Divorced people in Ohio typically cooperate as co-parents to their children, but vindictive or controlling ex-partners can make the journey more difficult than it already is. A person feeling undermined by a quarrelsome or unreliable co-parent could reduce conflict with mindfulness and communication strategies.
Self-reflection forms the first step in the process. Parents could try to identify hot-button issues that their exes might trigger on purpose. Identification of sensitive subjects could help people halt their natural responses and avoid taking the bait laid out by difficult exes. When a co-parent does something upsetting, a person could take a few moments or even a whole day before responding. Pausing gives people a chance to come down from strong emotions and make more rational responses. Ultimately, people can only control their reactions and not their former partners. If face-to-face communications too often produce arguments, then parents could restrict communications to only email or online family communication portals.
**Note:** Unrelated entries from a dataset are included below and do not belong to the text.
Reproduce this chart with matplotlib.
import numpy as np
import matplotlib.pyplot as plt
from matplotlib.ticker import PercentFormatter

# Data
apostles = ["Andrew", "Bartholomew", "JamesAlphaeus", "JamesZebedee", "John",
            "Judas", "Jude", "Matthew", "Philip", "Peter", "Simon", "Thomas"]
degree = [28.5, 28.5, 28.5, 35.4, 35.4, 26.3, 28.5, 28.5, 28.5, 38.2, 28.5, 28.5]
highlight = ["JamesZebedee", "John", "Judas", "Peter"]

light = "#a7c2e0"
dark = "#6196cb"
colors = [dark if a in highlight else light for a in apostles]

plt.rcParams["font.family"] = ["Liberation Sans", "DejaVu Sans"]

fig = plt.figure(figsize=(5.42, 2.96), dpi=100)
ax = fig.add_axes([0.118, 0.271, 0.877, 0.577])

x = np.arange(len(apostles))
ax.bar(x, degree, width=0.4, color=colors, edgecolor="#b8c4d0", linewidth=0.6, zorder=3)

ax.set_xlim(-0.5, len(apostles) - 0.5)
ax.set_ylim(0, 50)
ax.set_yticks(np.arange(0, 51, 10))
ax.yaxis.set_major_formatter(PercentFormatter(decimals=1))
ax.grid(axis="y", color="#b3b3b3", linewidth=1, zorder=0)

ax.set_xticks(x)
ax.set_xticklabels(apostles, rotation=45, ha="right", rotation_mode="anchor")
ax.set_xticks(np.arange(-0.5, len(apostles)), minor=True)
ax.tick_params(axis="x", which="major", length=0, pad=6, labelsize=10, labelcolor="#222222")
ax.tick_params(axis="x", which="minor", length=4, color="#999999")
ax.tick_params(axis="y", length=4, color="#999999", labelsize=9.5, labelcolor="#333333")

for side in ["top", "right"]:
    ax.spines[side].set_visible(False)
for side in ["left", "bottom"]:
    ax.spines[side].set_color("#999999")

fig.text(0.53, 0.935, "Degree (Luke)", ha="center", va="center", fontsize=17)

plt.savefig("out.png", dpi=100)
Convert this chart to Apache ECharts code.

When co-parents continually let down their families by violating custody schedules or failing to pay child support, the other parties should start to document the problems. This record could provide evidence if someone has to petition a family court to change custody or visitation or enforce child support collection.
A person struggling to parent children alongside an uncooperative or combative co-parent might want to enlist legal support. Legal representation might empower a parent overwhelmed by a deteriorating situation that could be disrupting the children’s lives. An attorney may be able to review the facts and prepare the case for court. While keeping the best interests of the children in the foreground, an attorney may communicate why custody or parenting time needs to be altered.